### [Written instruction]
Output each entry verbatim and exclude every picture from it.

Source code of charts
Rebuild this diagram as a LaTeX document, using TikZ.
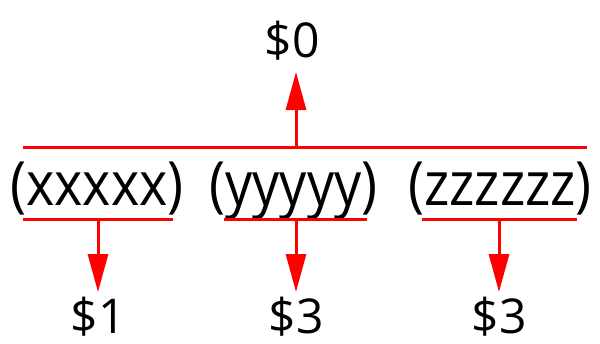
\documentclass[tikz,border=0pt]{standalone}
\usepackage{fontspec}
\setmainfont{Open Sans}
\usepackage{tikz}
\usetikzlibrary{arrows.meta,positioning}

\newcommand{\tallgrp}[1]{\scalebox{1}[1.13]{#1}}

\begin{document}
\begin{tikzpicture}[
  x=1pt, y=-1pt,
  bar/.style={draw=red, line width=3pt},
  arr/.style={draw=red, line width=3pt, -{Triangle[width=20pt,length=38pt]}},
  grp/.style={font=\fontsize{54}{60}\selectfont, inner sep=0pt, anchor=base},
  val/.style={font=\fontsize{48}{54}\selectfont, inner sep=0pt, anchor=base}
]
  \useasboundingbox (0,0) rectangle (600,343);

  % brace groups
  \node[grp] (gx) at (97,205) {\tallgrp{(xxxxx)}};
  \node[grp] (gy) at (293.5,205) {\tallgrp{(yyyyy)}};
  \node[grp] (gz) at (500,205) {\tallgrp{(zzzzzz)}};

  % values
  \node[val] (v0) at (292,57) {\$0};
  \node[val] (v1) at (98,333) {\$1};
  \node[val] (v2) at (296,333) {\$3};
  \node[val] (v3) at (499,333) {\$3};

  % bar over all groups
  \coordinate (topl) at (23,147);
  \coordinate (topr) at (587,147);
  \coordinate (topm) at (296,147);
  \coordinate (tip0) at (296,72);
  \draw[bar] (topl) -- (topr);
  \draw[arr] (topm) -- (tip0);

  % bars under each group
  \foreach \a/\b/\m/\v in {23/173/98/v1, 224/367/296/v2, 422/577/499/v3} {
    \coordinate (ul\v) at (\a,219);
    \coordinate (ur\v) at (\b,219);
    \coordinate (um\v) at (\m,219);
    \coordinate (tip\v) at (\m,292);
    \draw[bar] (ul\v) -- (ur\v);
    \draw[arr] (um\v) -- (tip\v);
  }
\end{tikzpicture}
\end{document}
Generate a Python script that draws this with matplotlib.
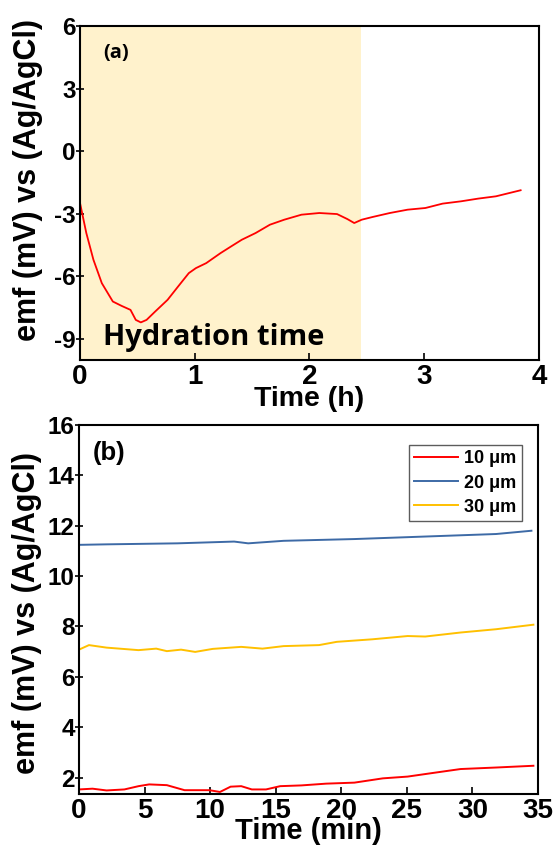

### [Written response]
Rebuild this diagram as a LaTeX document, using TikZ.
\documentclass[tikz,border=0pt]{standalone}
\usepackage{fontspec}
\setmainfont{Open Sans}
\usepackage{tikz}
\usetikzlibrary{arrows.meta,positioning}

\newcommand{\tallgrp}[1]{\scalebox{1}[1.13]{#1}}

\begin{document}
\begin{tikzpicture}[
  x=1pt, y=-1pt,
  bar/.style={draw=red, line width=3pt},
  arr/.style={draw=red, line width=3pt, -{Triangle[width=20pt,length=38pt]}},
  grp/.style={font=\fontsize{54}{60}\selectfont, inner sep=0pt, anchor=base},
  val/.style={font=\fontsize{48}{54}\selectfont, inner sep=0pt, anchor=base}
]
  \useasboundingbox (0,0) rectangle (600,343);

  % brace groups
  \node[grp] (gx) at (97,205) {\tallgrp{(xxxxx)}};
  \node[grp] (gy) at (293.5,205) {\tallgrp{(yyyyy)}};
  \node[grp] (gz) at (500,205) {\tallgrp{(zzzzzz)}};

  % values
  \node[val] (v0) at (292,57) {\$0};
  \node[val] (v1) at (98,333) {\$1};
  \node[val] (v2) at (296,333) {\$3};
  \node[val] (v3) at (499,333) {\$3};

  % bar over all groups
  \coordinate (topl) at (23,147);
  \coordinate (topr) at (587,147);
  \coordinate (topm) at (296,147);
  \coordinate (tip0) at (296,72);
  \draw[bar] (topl) -- (topr);
  \draw[arr] (topm) -- (tip0);

  % bars under each group
  \foreach \a/\b/\m/\v in {23/173/98/v1, 224/367/296/v2, 422/577/499/v3} {
    \coordinate (ul\v) at (\a,219);
    \coordinate (ur\v) at (\b,219);
    \coordinate (um\v) at (\m,219);
    \coordinate (tip\v) at (\m,292);
    \draw[bar] (ul\v) -- (ur\v);
    \draw[arr] (um\v) -- (tip\v);
  }
\end{tikzpicture}
\end{document}
Generate a Python script that draws this with matplotlib.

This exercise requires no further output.